Cyprus parliament delays vote on deposit levy to Monday
Cyprus's parliament has postponed until Monday an emergency session to vote on a levy on bank deposits after signs that lawmakers might block the surprise move agreed in Brussels to help fund a bailout and avert national bankruptcy.
In a radical departure from previous aid packages, euro zone finance ministers want Cyprus savers to forfeit up to 9.9 percent of their deposits in return for a 10 billion euro ($13 billion) bailout to the island, which has been financially crippled by its exposure to neighboring Greece.
The decision, announced on Saturday morning, stunned Cypriots and caused a run on cashpoints, most of which were depleted within hours. Electronic transfers were stopped.
The move to take a percentage of deposits, which could raise almost 6 billion euros, must be ratified by parliament, where no party has a majority. If it fails to do so, President Nicos Anastasiades has warned, Cyprus's two largest banks will collapse.
One bank, the Cyprus Popular Bank, could have its emergency liquidity assistance (ELA) funding from the European Central Bank cut by March 21.
A default in Cyprus would threaten to unravel investor confidence in the euro zone that has been fostered by the European Central Bank's promise last year to do whatever it takes to shore up the currency bloc.
A meeting of parliament scheduled for 10.00 a.m. ET on Sunday was postponed for a day to give more time for consultations and broker a deal, political sources said. The levy was scheduled to come into force on Tuesday, after a bank holiday on Monday.
BREAKS A TABOO
Making bank depositors bear some of the costs of a bailout had been taboo in Europe, but euro zone officials said it was the only way to salvage Cyprus's financial sector, which is around eight times the size of the economy.
European officials said it would not set a precedent.
In Spain, one of four other states getting euro zone help and seen as a possible candidate for a sovereign rescue, officials were quick to say Cyprus was a unique case. A Bank of Spain spokesman said there had been no sign of deposit flight.
The crisis is unprecedented in the history of the Mediterranean island, which suffered a war and ethnic split in 1974 in which a quarter of its population was internally displaced.
Anastasiades, elected only three weeks ago, said he had no choice but to accept the euro zone's aid terms.
"We would either choose the catastrophic scenario of disorderly bankruptcy or the scenario of a painful but controlled management of the crisis," Anastasiades said in a statement.
With a gross domestic product of barely 0.2 percent of the bloc's overall output, Cyprus applied for financial aid last June, but negotiations were stalled by the complexity of the deal and reluctance of the island's previous president to sign.
International Monetary Fund Managing Director Christine Lagarde, who attended the meeting, said she backed the deal and would ask the IMF board in Washington to contribute to the bailout.
The proposed levies on deposits are 9.9 percent for those exceeding 100,000 euros and 6.7 percent on anything below that.
They would be compensated with shares in the banks.
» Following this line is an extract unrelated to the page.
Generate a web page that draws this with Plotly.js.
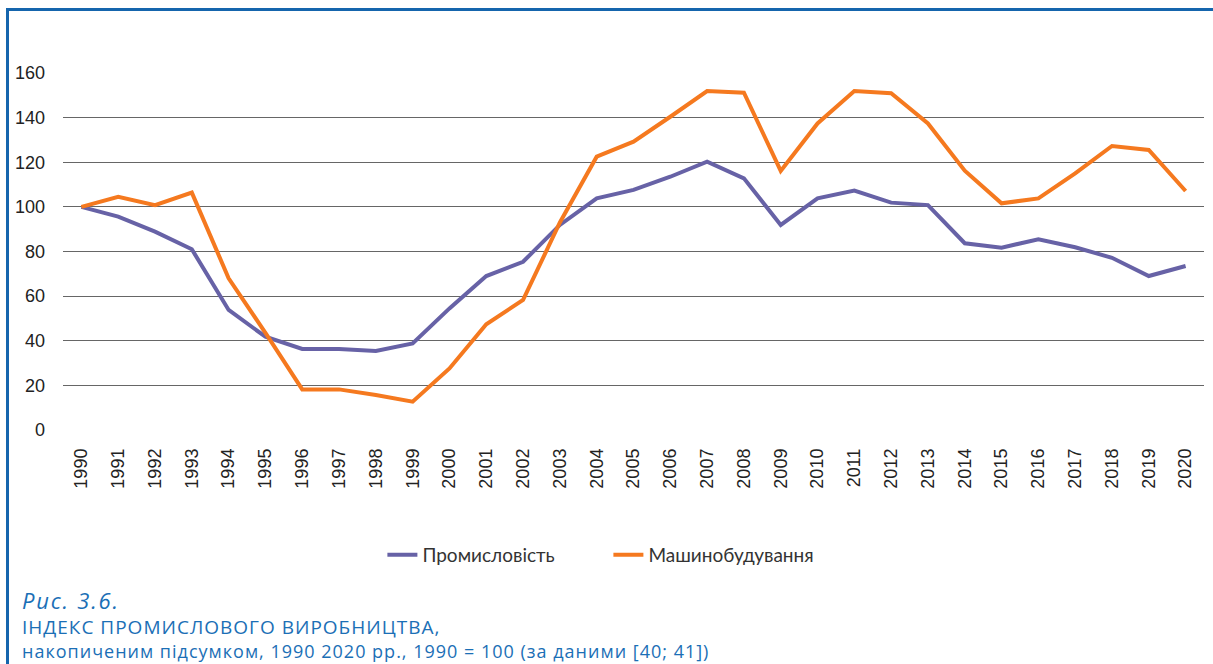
<!DOCTYPE html>
<html>
<head>
<meta charset="utf-8">
<script src="https://cdn.plot.ly/plotly-3.0.1.min.js"></script>
<style>
  html, body { margin: 0; padding: 0; background: #fff; }
  #wrap { position: relative; width: 1213px; height: 664px; overflow: hidden; }
  #chart { position: absolute; left: 0; top: 0; width: 1213px; height: 664px; }
  #frame { position: absolute; left: 6px; top: 8px; right: 0; bottom: 0;
           border-left: 3px solid #1565ad; border-top: 3px solid #1565ad; pointer-events: none; }
  .cap { position: absolute; left: 22px; white-space: nowrap; color: #1b6fb6;
         font-family: 'Open Sans', sans-serif; letter-spacing: 1px; }
  #cap0 { top: 587px; font-size: 22px; line-height: 26px; font-style: italic; letter-spacing: 1.8px; }
  #cap1 { top: 615px; font-size: 19px; line-height: 24px; }
  #cap2 { top: 640px; font-size: 18px; line-height: 22px; }
</style>
</head>
<body>
<div id="wrap">
  <div id="chart"></div>
  <div id="frame"></div>
  <div class="cap" id="cap0"></div>
  <div class="cap" id="cap1"></div>
  <div class="cap" id="cap2"></div>
</div>
<script>
const years = ['1990','1991','1992','1993','1994','1995','1996','1997','1998','1999',
  '2000','2001','2002','2003','2004','2005','2006','2007','2008','2009',
  '2010','2011','2012','2013','2014','2015','2016','2017','2018','2019','2020'];

const industry = [100, 95.6, 88.9, 81, 53.8, 41.8, 36.3, 36.3, 35.4, 38.8,
  54.5, 69, 75.4, 91.9, 103.8, 107.6, 113.5, 120.3, 112.8, 91.9,
  103.8, 107.3, 101.9, 100.8, 83.7, 81.7, 85.5, 81.9, 77.2, 69, 73.5];

const machinery = [100, 104.5, 100.8, 106.4, 68, 43.5, 18.2, 18.2, 15.7, 12.7,
  27.6, 47.4, 58.3, 93, 122.5, 129.2, 140.4, 151.9, 151.2, 116.1,
  137.4, 151.9, 150.9, 137.4, 116.2, 101.6, 103.8, 115, 127.3, 125.5, 107.1];

const seriesNames = ['Промисловість', 'Машинобудування'];
const yTicks = [0, 20, 40, 60, 80, 100, 120, 140, 160];

const captionLines = ['Рис. 3.6.', 'ІНДЕКС ПРОМИСЛОВОГО ВИРОБНИЦТВА,',
  'накопиченим підсумком, 1990 2020 рр., 1990 = 100 (за даними [40; 41])'];

captionLines.forEach((t, i) => { document.getElementById('cap' + i).textContent = t; });

const traces = [
  { x: years, y: industry, name: seriesNames[0], type: 'scatter', mode: 'lines',
    line: { color: '#6762a6', width: 4 } },
  { x: years, y: machinery, name: seriesNames[1], type: 'scatter', mode: 'lines',
    line: { color: '#f5791f', width: 4 } }
];

const layout = {
  width: 1213, height: 664,
  margin: { l: 63, r: 9, t: 73, b: 234 },
  paper_bgcolor: '#ffffff', plot_bgcolor: '#ffffff',
  showlegend: true,
  legend: { orientation: 'h', x: 0.478, xanchor: 'center', y: -0.35, yanchor: 'middle',
    font: { family: 'Lato, sans-serif', size: 19, color: '#333333' },
    entrywidth: 181, entrywidthmode: 'pixels', tracegroupgap: 0 },
  xaxis: { type: 'category', range: [-0.5, 30.5], tickvals: years, ticktext: years, tickangle: -90,
    showgrid: false, zeroline: false, showline: false, ticks: '', ticklabelstandoff: 14,
    tickfont: { family: 'Liberation Sans, Arial, sans-serif', size: 18, color: '#222' },
    automargin: false },
  yaxis: { range: [0, 160], tickvals: yTicks, showgrid: true, gridcolor: '#666666', gridwidth: 1.2,
    zeroline: false, showline: false, ticks: '', ticklabelstandoff: 17,
    tickfont: { family: 'Liberation Sans, Arial, sans-serif', size: 18, color: '#222' },
    automargin: false }
};

Plotly.newPlot('chart', traces, layout, { displayModeBar: false, staticPlot: true });
</script>
</body>
</html>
A political source told Reuters that, as a sweetener, Anastasiades would offer depositors equity returns, guaranteed by future natural gas revenues.
"Half of the value of the haircut will be guaranteed by natural gas proceeds," the source told Reuters.
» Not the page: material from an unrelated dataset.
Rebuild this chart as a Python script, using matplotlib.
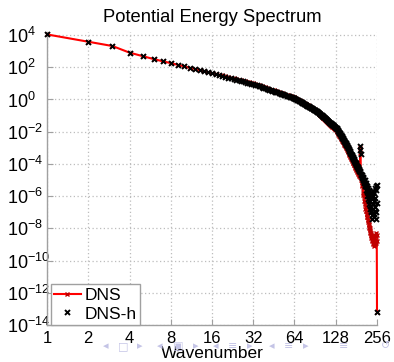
import numpy as np
import matplotlib
matplotlib.use('Agg')
import matplotlib.pyplot as plt
from matplotlib.ticker import FixedLocator, FixedFormatter, NullLocator

plt.rcParams['font.family'] = ['Liberation Sans', 'DejaVu Sans']
plt.rcParams['mathtext.fontset'] = 'custom'
plt.rcParams['mathtext.rm'] = 'Liberation Sans'
plt.rcParams['mathtext.default'] = 'regular'

# ---------------- data ----------------
wavenumber = np.arange(1, 257)   # k = 1 .. 256

# log10 of the spectrum, one value per wavenumber (16 per row)
dns_log10 = [
    4.04, 3.59, 3.32, 2.91, 2.69, 2.51, 2.37, 2.26, 2.15, 2.06, 1.96, 1.90, 1.82, 1.75, 1.68, 1.62,
    1.60, 1.55, 1.50, 1.45, 1.40, 1.36, 1.31, 1.27, 1.23, 1.20, 1.16, 1.13, 1.09, 1.06, 1.03, 1.00,
    0.96, 0.92, 0.89, 0.85, 0.81, 0.78, 0.75, 0.71, 0.68, 0.65, 0.62, 0.59, 0.56, 0.53, 0.51, 0.48,
    0.45, 0.43, 0.40, 0.38, 0.35, 0.33, 0.30, 0.28, 0.26, 0.24, 0.21, 0.19, 0.17, 0.15, 0.13, 0.11,
    0.07, 0.03, 0.00, -0.03, -0.06, -0.09, -0.12, -0.15, -0.18, -0.21, -0.24, -0.26, -0.29, -0.32, -0.35, -0.37,
    -0.41, -0.43, -0.46, -0.48, -0.51, -0.53, -0.56, -0.58, -0.62, -0.64, -0.66, -0.69, -0.72, -0.75, -0.79, -0.82,
    -0.90, -0.94, -0.98, -1.01, -1.05, -1.09, -1.13, -1.16, -1.20, -1.23, -1.27, -1.30, -1.33, -1.36, -1.39, -1.41,
    -1.46, -1.49, -1.52, -1.55, -1.57, -1.60, -1.63, -1.65, -1.68, -1.71, -1.73, -1.76, -1.79, -1.81, -1.84, -1.86,
    -1.92, -1.94, -2.00, -2.04, -2.10, -2.15, -2.19, -2.25, -2.29, -2.34, -2.38, -2.44, -2.48, -2.53, -2.57, -2.62,
    -2.67, -2.71, -2.76, -2.80, -2.84, -2.90, -2.94, -2.98, -3.03, -3.07, -3.12, -3.17, -3.22, -3.27, -3.32, -3.38,
    -3.43, -3.47, -3.53, -3.57, -3.62, -3.68, -3.72, -3.78, -3.82, -3.88, -3.92, -3.96, -4.01, -4.05, -4.09, -4.15,
    -4.19, -4.23, -4.27, -4.32, -4.36, -4.40, -4.44, -4.48, -4.52, -4.56, -4.60, -4.64, -4.68, -4.72, -4.76, -4.80,
    -3.00, -3.30, -4.80, -4.90, -5.00, -5.10, -5.30, -5.40, -5.30, -5.50, -5.80, -5.90, -5.80, -6.00, -6.30, -6.40,
    -6.30, -6.50, -6.80, -6.90, -6.70, -6.90, -7.20, -7.30, -7.10, -7.30, -7.50, -7.60, -7.50, -7.70, -7.90, -8.00,
    -7.80, -8.00, -8.20, -8.30, -8.10, -8.30, -8.50, -8.60, -8.40, -8.50, -8.70, -8.80, -8.50, -8.70, -8.90, -9.00,
    -8.70, -8.80, -9.00, -9.10, -8.60, -8.70, -8.90, -9.00, -8.40, -8.50, -8.80, -8.90, -8.30, -8.40, -8.80, -13.20,
]

dnsh_log10 = [
    4.04, 3.59, 3.32, 2.91, 2.69, 2.51, 2.37, 2.26, 2.15, 2.06, 1.96, 1.90, 1.82, 1.75, 1.68, 1.62,
    1.56, 1.51, 1.46, 1.41, 1.36, 1.32, 1.27, 1.23, 1.19, 1.16, 1.12, 1.09, 1.05, 1.02, 0.99, 0.96,
    0.92, 0.88, 0.85, 0.81, 0.77, 0.74, 0.71, 0.67, 0.64, 0.61, 0.58, 0.55, 0.52, 0.49, 0.47, 0.44,
    0.41, 0.39, 0.36, 0.34, 0.31, 0.29, 0.26, 0.24, 0.22, 0.20, 0.17, 0.15, 0.13, 0.11, 0.09, 0.07,
    0.04, 0.00, -0.03, -0.06, -0.09, -0.12, -0.15, -0.18, -0.21, -0.24, -0.27, -0.29, -0.32, -0.35, -0.38, -0.40,
    -0.43, -0.45, -0.48, -0.50, -0.53, -0.55, -0.58, -0.60, -0.63, -0.65, -0.67, -0.70, -0.72, -0.75, -0.79, -0.82,
    -0.85, -0.89, -0.92, -0.95, -0.98, -1.02, -1.05, -1.08, -1.11, -1.14, -1.17, -1.20, -1.23, -1.26, -1.29, -1.31,
    -1.34, -1.37, -1.40, -1.43, -1.45, -1.48, -1.51, -1.53, -1.56, -1.59, -1.61, -1.64, -1.67, -1.69, -1.72, -1.74,
    -1.77, -1.79, -1.84, -1.88, -1.93, -1.98, -2.02, -2.07, -2.11, -2.16, -2.20, -2.25, -2.29, -2.34, -2.38, -2.42,
    -2.47, -2.51, -2.55, -2.59, -2.63, -2.68, -2.72, -2.76, -2.80, -2.84, -2.89, -2.94, -2.99, -3.03, -3.08, -3.13,
    -3.18, -3.22, -3.27, -3.31, -3.36, -3.41, -3.45, -3.50, -3.54, -3.59, -3.63, -3.67, -3.72, -3.76, -3.80, -3.85,
    -3.89, -3.93, -3.97, -4.02, -4.06, -4.10, -4.14, -4.18, -4.22, -4.26, -4.30, -4.34, -4.38, -4.42, -4.46, -4.50,
    -2.90, -3.15, -3.40, -4.60, -4.70, -4.80, -4.70, -4.90, -5.00, -5.00, -4.80, -4.90, -5.20, -5.10, -5.00, -5.20,
    -5.40, -5.00, -5.30, -5.30, -5.60, -5.20, -5.70, -5.50, -6.00, -5.40, -6.20, -5.90, -5.50, -5.60, -6.50, -6.30,
    -5.70, -5.80, -6.80, -6.60, -5.90, -6.00, -7.00, -6.90, -6.10, -6.20, -7.40, -7.20, -5.90, -6.00, -6.50, -6.80,
    -5.70, -5.80, -7.10, -7.30, -6.30, -6.10, -6.90, -6.70, -5.50, -5.60, -7.40, -7.00, -5.40, -5.30, -6.40, -13.20,
]

series_labels = ['DNS', 'DNS-h']
title_text = 'Potential Energy Spectrum'
xlabel_text = 'Wavenumber'
xtick_values = [1, 2, 4, 8, 16, 32, 64, 128, 256]
xtick_labels = ['1', '2', '4', '8', '16', '32', '64', '128', '256']
ytick_exponents = [4, 2, 0, -2, -4, -6, -8, -10, -12, -14]

# ---------------- figure ----------------
W, H = 394, 362
fig = plt.figure(figsize=(W / 100, H / 100), dpi=100)
ax = fig.add_axes([47 / W, 1 - 325 / H, 330 / W, 293 / H])

k = wavenumber.astype(float)
e_dns = 10.0 ** np.array(dns_log10)
e_dnsh = 10.0 ** np.array(dnsh_log10)

ax.plot(k, e_dns, color='#ff0000', lw=1.5, marker='x', ms=3, mew=1.0,
        mec='#c00000', label=series_labels[0], zorder=3, clip_on=False)
ax.plot(k, e_dnsh, ls='none', marker='x', ms=3.6, mew=1.4, color='black',
        label=series_labels[1], zorder=4, clip_on=False)

ax.set_xscale('log', base=2)
ax.set_yscale('log')
ax.set_xlim(1, 256)
ax.set_ylim(1e-14, 10 ** 4.19)

ax.xaxis.set_major_locator(FixedLocator(xtick_values))
ax.xaxis.set_major_formatter(FixedFormatter(xtick_labels))
ax.xaxis.set_minor_locator(NullLocator())
yt = [10.0 ** e for e in ytick_exponents]
ax.yaxis.set_major_locator(FixedLocator(yt))
ax.yaxis.set_major_formatter(FixedFormatter(['$10^{%d}$' % e for e in ytick_exponents]))
ax.yaxis.set_minor_locator(NullLocator())

for s in ['top', 'right']:
    ax.spines[s].set_visible(False)
for s in ['left', 'bottom']:
    ax.spines[s].set_color('#a0a0a0')
    ax.spines[s].set_linewidth(1.0)

ax.grid(True, which='major', linestyle=(0, (1, 2)), color='#bdbdbd', lw=0.9)
ax.set_axisbelow(True)

ax.tick_params(axis='x', direction='in', length=4, color='#a0a0a0', labelsize=12, pad=4)
ax.tick_params(axis='y', direction='in', length=4, color='#a0a0a0', labelsize=13, pad=29)
for lab in ax.get_yticklabels():
    lab.set_horizontalalignment('left')

ax.set_title(title_text, fontsize=13.2, pad=7)
ax.set_xlabel(xlabel_text, fontsize=12.5, labelpad=0)

leg = ax.legend(loc='lower left', bbox_to_anchor=(4 / 330, 0.0), borderaxespad=0,
                frameon=True, fancybox=False, edgecolor='#a0a0a0', framealpha=1,
                handlelength=1.5, handletextpad=0.25, borderpad=0.2, labelspacing=0.2,
                fontsize=12.5, numpoints=1)
leg.get_frame().set_linewidth(1.0)

# faint beamer navigation symbols
nav = [('◂', 106), ('□', 123), ('▸', 140), ('◂', 160), ('▣', 178), ('▸', 196),
       ('◂', 216), ('≡', 233), ('▸', 250), ('◂', 272), ('≡', 289), ('▸', 306),
       ('≡', 344), ('↺', 386)]
for sym, xp in nav:
    fig.text(xp / W, 1 - 346 / H, sym, fontsize=8, color='#c4c4e6',
             ha='center', va='center', family=['DejaVu Sans'])

fig.savefig('out.png', dpi=100)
Cyprus is expecting the results of an offshore appraisal drilling this year to confirm the island is sitting on vast amounts of natural gas worth billions.
Those affected will include rich Russians with deposits in Cyprus and Europeans who have retired to the island, as well as Cypriots themselves.
"I'm furious," said Chris Drake, a former Middle East correspondent for the BBC who lives in Cyprus. "There were plenty of opportunities to take our money out; we didn't because we were promised it was a red line which would not be crossed."
"I've lost several thousand," he told Reuters.
British finance minister George Osborne told the BBC on Sunday that Britain would compensate its about 3,500 military personnel based in Cyprus.
Anastasiades's right-wing Democratic Rally party, with 20 seats in the 56-member parliament, needs the support of other factions for the vote to pass. It was unclear whether even his coalition partners, the Democratic Party, would fully support the levy.
Cyprus's Communist party AKEL, accused of stalling on a bailout during its tenure in power until the end of February, was likely to vote against the measure. The socialist Edek party called EU demands "absurd".
"This is unacceptably unfair and we are against it," said Adonis Yiangou of the Greens Party, the smallest in parliament but a potential swing vote.
Many Cypriots, having contributed to bailouts for Ireland, Portugal and Greece - Greece's second bailout contributed to a debt restructuring that blew the 4.5 billion euro hole in Cyprus's banking sector - are aghast at Europe's treatment.
Cyprus received a "stab in the back" by its EU partners, the daily Phileleftheros said.
But it and another newspapers highlighted the danger of plunging the banking system into further turmoil if lawmakers sat on the fence.
"Even if the final agreement is wrong, if this is not approved by parliament the damage will be even greater," Politis economics editor Demetris Georgiades said in an editorial.